As the year unfolds, pay attention to the people who are talking about a new, decentralised internet – AKA Web 3.0 – and the possibility of data being returned to the control of the people who generate it.
In Boston, the worldwide web’s founder, Tim Berners-Lee, is working on a new way of using the internet. Called Solid, it is based around personal online data stores, or Pods, that contain the wealth of information people generate, and are their exclusive property. This means they can allow access to particular elements of their data from particular services as they see fit, and move their data from app to app instead of surrendering it (imagine, for example, being able to move between social networks, taking your lists of friends and followers with you). Berners-Lee and his people are also working on a new kind of digital assistant they have named Charlie, the raison d’être of which is the careful use of personal information, to make individual lives easier and better, rather than the idea of using it to sell us things (“Charlie works for you; Charlie doesn’t work for Google or Amazon”).

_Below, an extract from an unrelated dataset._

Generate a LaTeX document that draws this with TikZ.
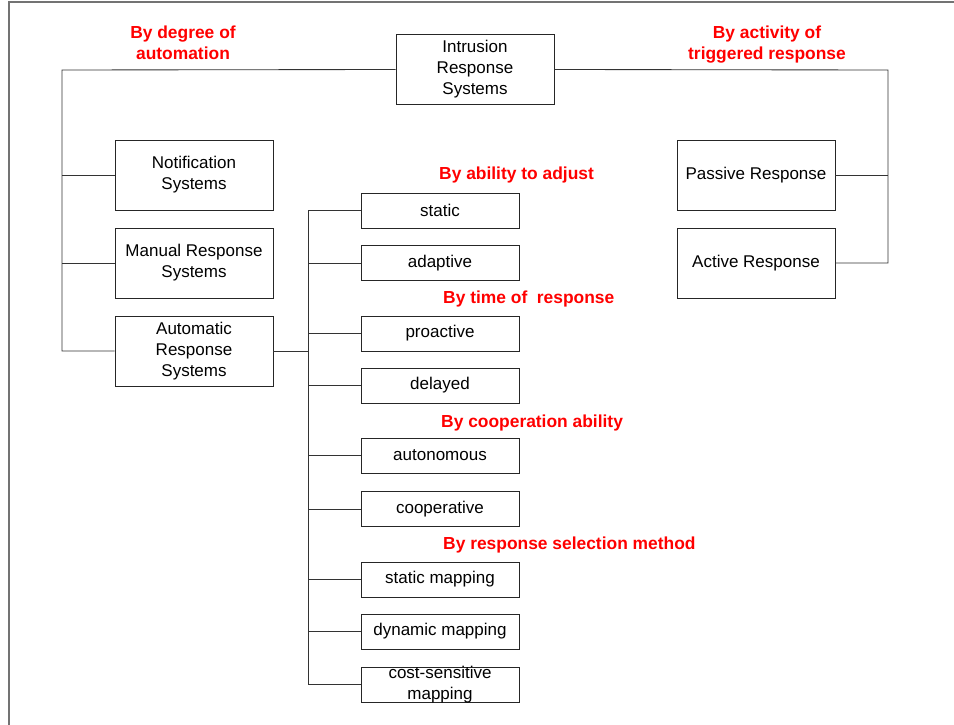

Then there are the possibilities bound up with the blockchain, the system of verification that sits under so-called cryptocurrencies. For instance, the blockchain offers a means of independently verified personal identity, which respects privacy far better than the Google and Facebook accounts do we are now encouraged to use across the internet. Blockchain technology has also opened the way to new models whereby endless micropayments can be made in return for particular online services or content; and, if people voluntarily allow elements of their data to be used, rewards can flow the other way. Here perhaps lies the key to a system beyond the current, Google-led model, in which services appear to be free but the letting-go of personal data is the actual price.
Just before Christmas I spoke to one of the founders of a Cambridge-based startup called Fetch, which is developing what it calls decentralised artificial intelligence, something that seems to represent a much more egalitarian vision than the one embodied by Google-style “assistance”. In their system, using the internet to satisfy particular wants would not involve indiscriminately surrendering data but judiciously sending out digitised “autonomous economic agents” to get help as and when we needed it. If we wanted a ride to work, or minute-by-minute access to the cheapest electricity, this is how we would do it: via a system that repeatedly connected different permutations of buyers and sellers, rather than by privileging huge platforms that render the rest of us digital serfs.
These ideas and models have the disadvantage of sounding offputtingly complicated, which could foster a certain fatalism. Maybe Google’s offer to its users is too simple, and the company’s dimensions now far too big to allow any space for alternatives. Besides, if anyone began to make headway by offering us greater privacy and control, we would hear plenty of protests about how severing the connection between huge data sets and the growth of artificial intelligence would be to hand the dominance of AI to China, where the twin forces of surveillance and innovation are stampeding on. I only know this: that tangled up in all this stuff are elemental questions about how we are going to live. And, even if it can play me my favourite song and tell me who’s at the door, Google does not have the answers.